Utsunomiya, Tochigi
The smell of frying dumplings reaches the street before any sign announces itself. Utsunomiya has organized a kind of civic identity around gyoza — not as novelty, but as daily habit, the way other cities orient themselves around a river or a market. Restaurants cluster near the station, but the dish shows up in neighborhood spots too, unannounced, a given.
Beyond the gyoza shops, the city carries a quieter material history. Oya-ishi — the pale, porous volcanic tuff quarried from the Oya district on the city's northwestern edge — appears in old walls, storehouses, and underground chambers carved directly into the rock face. At Oyaji temple, the stone itself becomes the architecture; the cliff-face holds a group of Buddhist figures from the Heian and Kamakura periods, incised into the same soft rock that was later hauled away to build warehouses across the Kanto plain. The Oya quarrying landscape is listed as a cultural property, and rightly so — it reads less like a tourist site than like evidence.
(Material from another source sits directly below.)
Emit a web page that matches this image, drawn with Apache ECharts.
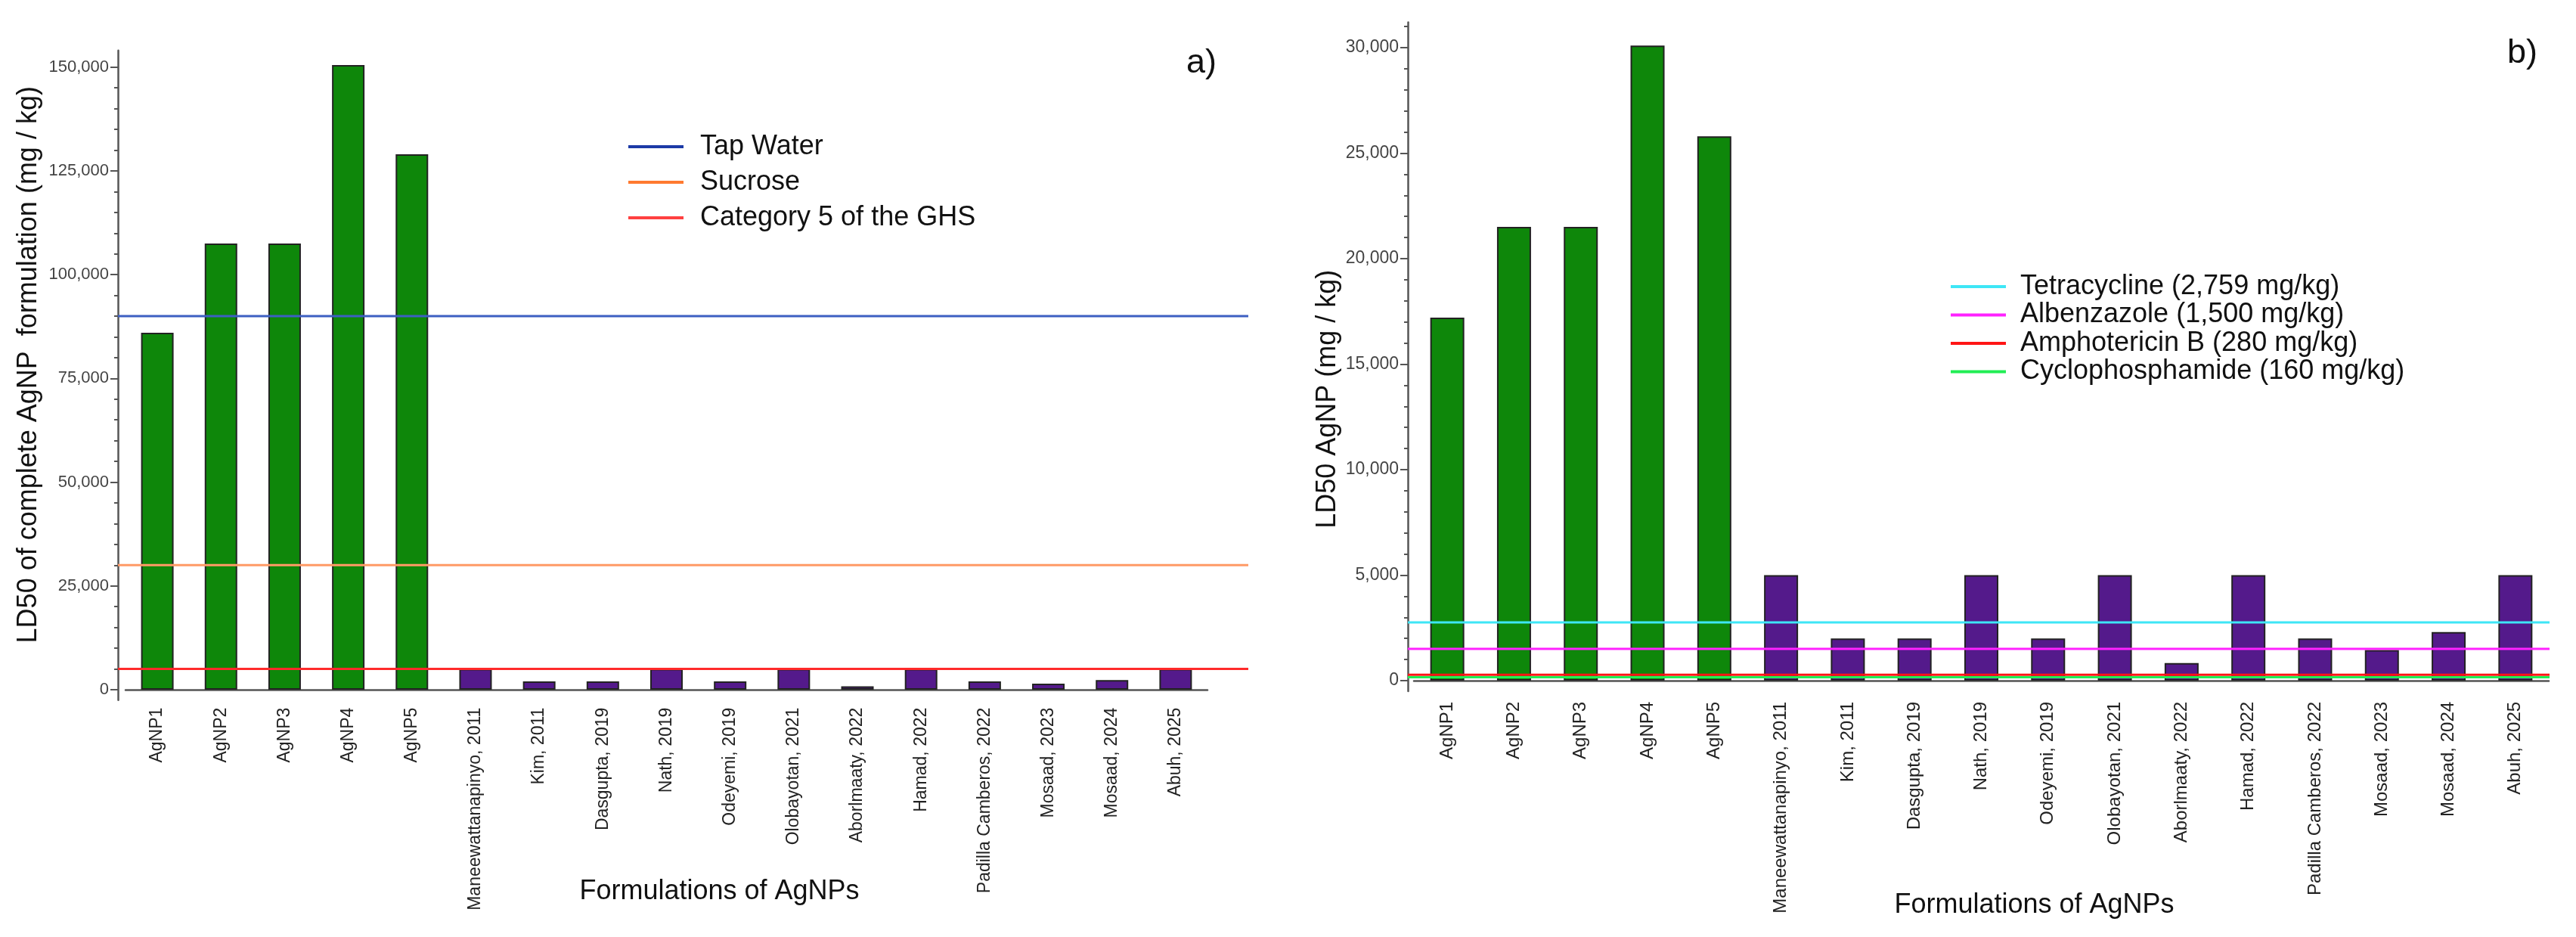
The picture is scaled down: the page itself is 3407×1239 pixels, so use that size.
<!DOCTYPE html>
<html><head><meta charset="utf-8">
<script src="https://cdn.jsdelivr.net/npm/echarts@6/dist/echarts.min.js"></script>
<style>html,body{margin:0;padding:0;background:#fff}#c{width:3407px;height:1239px}</style>
</head><body><div id="c"></div>
<script>
// ---------- data ----------
const ownNames = ['AgNP1','AgNP2','AgNP3','AgNP4','AgNP5'];
const litNames = ['Maneewattanapinyo, 2011','Kim, 2011','Dasgupta, 2019','Nath, 2019','Odeyemi, 2019','Olobayotan, 2021','Aborlmaaty, 2022','Hamad, 2022','Padilla Camberos, 2022','Mosaad, 2023','Mosaad, 2024','Abuh, 2025'];
// panel a: LD50 of complete AgNP formulation (mg/kg)
const ownFormulationLD50 = [86000,107500,107500,150500,129000];
const litFormulationLD50 = [5000,2000,2000,5000,2000,5000,830,5000,2000,1450,2300,5000];
// panel b: LD50 AgNP (mg/kg)
const ownAgNPLD50 = [17200,21500,21500,30100,25800];
const litAgNPLD50 = [5000,2000,2000,5000,2000,5000,830,5000,2000,1450,2300,5000];
// reference lines
const refNamesA = ['Tap Water','Sucrose','Category 5 of the GHS'];
const refValuesA = [90000,30000,5000];
const refNamesB = ['Tetracycline (2,759 mg/kg)','Albenzazole (1,500 mg/kg)','Amphotericin B (280 mg/kg)','Cyclophosphamide (160 mg/kg)'];
const refValuesB = [2759,1500,280,160];
// tick labels
const yTicksA = [0,25000,50000,75000,100000,125000,150000];
const yTicksB = [0,5000,10000,15000,20000,25000,30000];

// ---------- styles ----------
const FONT = "'Liberation Sans', Arial, sans-serif";
const GREEN = '#0e870a', PURPLE = '#541a8b', BORDER = '#222';
const lineColorsA = ['#3d5fc2','#ff9a66','#ff2a2a'];
const legendColorsA = ['#1c3aa6','#ff7a30','#ff4040'];
const lineColorsB = ['#3ee6f6','#ff22ff','#ff1515','#22ee55'];

const cats = ownNames.concat(litNames);
function minorTicks(major){
  const out=[]; const step=(major[1]-major[0])/5;
  for(let i=0;i<major.length-1;i++){for(let k=1;k<5;k++)out.push(major[i]+k*step);}
  for(let k=1;k<5;k++){out.push(major[major.length-1]+k*step);}
  return out;
}
const fmt = v => Number(v).toLocaleString('en-US');

const A = {min:-2500, max:154000, top:66.8, height:858.9, barLeft:166, barWidthPx:1431, lineLeft:156, lineWidthPx:1495, off:10};
const B = {min:-500, max:31200, top:29.5, height:884.4, barLeft:1870, barWidthPx:1501, lineLeft:1862, lineWidthPx:1510, off:8};

function yMain(grid, P, ticks, fs, name, nameGap, namePad){
  return {type:'value', gridIndex:grid, position:'left', min:P.min, max:P.max, offset:P.off,
    axisLine:{show:true, lineStyle:{color:'#555', width:2.5}},
    axisTick:{show:true, length:10, customValues:ticks, lineStyle:{color:'#555', width:2}},
    axisLabel:{show:true, customValues:ticks, formatter:fmt, fontSize:fs, color:'#444', margin:12, fontFamily:FONT},
    splitLine:{show:false}, minorTick:{show:false},
    name:name, nameLocation:'middle', nameGap:nameGap, nameMoveOverlap:false,
    nameTextStyle:{fontSize:36, color:'#111', fontFamily:FONT, padding:namePad}};
}
function yMinor(grid, P, ticks){
  return {type:'value', gridIndex:grid, position:'left', min:P.min, max:P.max, offset:P.off,
    axisLine:{show:false}, axisTick:{show:true, length:5, customValues:minorTicks(ticks).filter(v=>v<=P.max), lineStyle:{color:'#555', width:2}},
    axisLabel:{show:false}, splitLine:{show:false}};
}
function yHidden(grid, P){
  return {type:'value', gridIndex:grid, min:P.min, max:P.max, show:false, splitLine:{show:false}};
}
function xCat(grid, fs, margin, nameGap){
  return {type:'category', gridIndex:grid, data:cats,
    axisLine:{show:true, onZero:true, onZeroAxisIndex: grid===0?0:3, lineStyle:{color:'#555', width:2.5}},
    axisTick:{show:false},
    axisLabel:{interval:0, rotate:90, fontSize:fs, color:'#222', margin:margin, fontFamily:FONT},
    name:'Formulations of AgNPs', nameLocation:'middle', nameGap:nameGap, nameMoveOverlap:false,
    nameTextStyle:{fontSize:36, color:'#111', fontFamily:FONT, padding:[0,0,0,140]}};
}
function xHidden(grid){ return {type:'value', gridIndex:grid, min:0, max:1, show:false, splitLine:{show:false}}; }

function bars(xi, yi, own, lit, w){
  const pad = own.map(()=> '-'), pad2 = lit.map(()=> '-');
  return [
    {type:'bar', xAxisIndex:xi, yAxisIndex:yi, data:own.concat(pad2), barWidth:w, barGap:'-100%',
     itemStyle:{color:GREEN, borderColor:BORDER, borderWidth:2}, silent:true, z:2},
    {type:'bar', xAxisIndex:xi, yAxisIndex:yi, data:pad.concat(lit), barWidth:w, barGap:'-100%',
     itemStyle:{color:PURPLE, borderColor:BORDER, borderWidth:2}, silent:true, z:2}
  ];
}
function refLines(xi, yi, names, vals, colors){
  return names.map((n,i)=>({type:'line', name:n, xAxisIndex:xi, yAxisIndex:yi,
    data:[[0,vals[i]],[1,vals[i]]], symbol:'none', silent:true, z:5,
    itemStyle:{color:colors[i]}, lineStyle:{color:colors[i], width:3}}));
}

const option = {
  backgroundColor:'#fff',
  animation:false,
  textStyle:{fontFamily:FONT},
  title:[
    {text:'a)', left:1564, top:56, textStyle:{fontSize:45, fontWeight:'normal', color:'#111', fontFamily:FONT}},
    {text:'b)', left:3311, top:43, textStyle:{fontSize:45, fontWeight:'normal', color:'#111', fontFamily:FONT}}
  ],
  legend:[
    {orient:'vertical', left:826, top:171, padding:5, icon:'rect', itemWidth:73, itemHeight:4, itemGap:11,
     data:refNamesA.map((n,i)=>({name:n, itemStyle:{color:legendColorsA[i]}})),
     textStyle:{fontSize:36, color:'#111', fontFamily:FONT, padding:[0,0,0,17]}},
    {orient:'vertical', left:2575, top:356, padding:5, icon:'rect', itemWidth:73, itemHeight:4, itemGap:1.5,
     data:refNamesB.map((n,i)=>({name:n, itemStyle:{color:lineColorsB[i]}})),
     textStyle:{fontSize:36, color:'#111', fontFamily:FONT, padding:[0,0,0,14]}}
  ],
  grid:[
    {left:A.barLeft, top:A.top, width:A.barWidthPx, height:A.height, containLabel:false, outerBoundsMode:'none'},
    {left:A.lineLeft, top:A.top, width:A.lineWidthPx, height:A.height, containLabel:false, outerBoundsMode:'none'},
    {left:B.barLeft, top:B.top, width:B.barWidthPx, height:B.height, containLabel:false, outerBoundsMode:'none'},
    {left:B.lineLeft, top:B.top, width:B.lineWidthPx, height:B.height, containLabel:false, outerBoundsMode:'none'}
  ],
  xAxis:[ xCat(0, 23, 10, 235), xHidden(1), xCat(2, 24, 14, 265), xHidden(3) ],
  yAxis:[
    yMain(0, A, yTicksA, 22, 'LD50 of complete AgNP  formulation (mg / kg)', 100, [0,0,0,28]),
    yMinor(0, A, yTicksA),
    yHidden(1, A),
    yMain(2, B, yTicksB, 23, 'LD50 AgNP (mg / kg)', 88, [0,112,0,0]),
    yMinor(2, B, yTicksB),
    yHidden(3, B)
  ],
  series:[].concat(
    bars(0, 0, ownFormulationLD50, litFormulationLD50, 43),
    refLines(1, 2, refNamesA, refValuesA, lineColorsA),
    bars(2, 3, ownAgNPLD50, litAgNPLD50, 45),
    refLines(3, 5, refNamesB, refValuesB, lineColorsB)
  )
};
const chart = echarts.init(document.getElementById('c'), null, {renderer:'canvas'});
chart.setOption(option);
</script></body></html>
The city also runs a cocktail carnival and a jazz culture that feel genuinely embedded rather than imported. The Fuutarayama Shrine anchors the central north-south axis of the city, and the Tochigi Prefectural Museum sits inside Chuo Park, where the natural and cultural history of the prefecture share one building. Utsunomiya is a working capital city — manufacturing, agriculture, wholesale trade — and its textures accumulate accordingly: gyoza steam, pale stone walls, a festival calendar that keeps moving through the year.